Preserve documentation deep links across layout changes #134
Description
(Tooling request extracted from python/cpython#126053 and python/cpython#126052)
One of the barriers to making significant structural changes to the CPython docs is that we're likely to break deep links by doing so. For example, if https://docs.python.org/3/library/stdtypes.html were to be split up into per-category or per-type pages, any links to specific sections like String methods would just break (giving either 404 or linking to the top of the page instead of the desired information). We don't want to do that.
At the same time, not being able to refactor these pages poses significant problems for documentation readability (in the two linked examples, one of the pages contains 18+ thousand words, and the other is 25k+).
In python/cpython#126053 (comment), we identified a potential technical mitigation that would allow moving link targets between pages, or making other changes (like updating section headings), without necessarily breaking deep links to those anchors:
- define a way to essentially do an "anchor diff" between two versions of a set of docs to find anchors and pages which used to exist but will no longer resolve (for example, define https://docs.python.org/dev/ as the reference docs for
main
, and compare each new build to those.

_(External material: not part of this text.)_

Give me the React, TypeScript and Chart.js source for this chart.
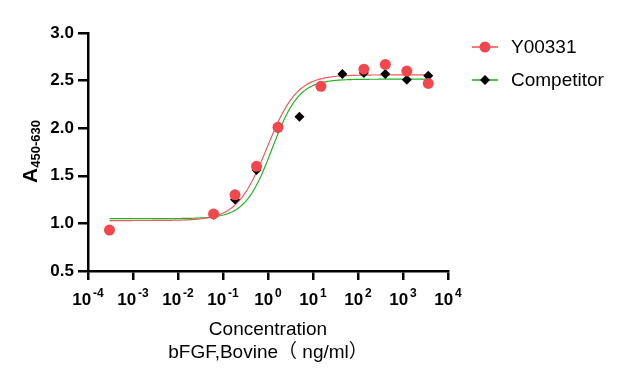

It might be sufficient to use the existing intersphinx inventory as the basis for comparison). - define a way to map removed anchors on affected pages to new targets (targets should be Sphinx semantic references). This may be a new Sphinx extension with a custom directive like
.. anchormap::
, or it may be something else. - when a page has an anchor map defined, inject the client side JS to intercept stale links and generate the relevant JS redirect request (if the page has no anchor map, there's no need to inject that JS snippet).
- add a docs CI check that fails if anchors are removed relative to the baseline docs without an anchor map entry being defined
We may also want to provide guidance on implementing full page redirects (along the lines of https://github.com/pypa/packaging.python.org/blob/main/source/guides/single-sourcing-package-version.rst?plain=1), as the tooling would need to be aware of those to avoid having them show up as broken deep links.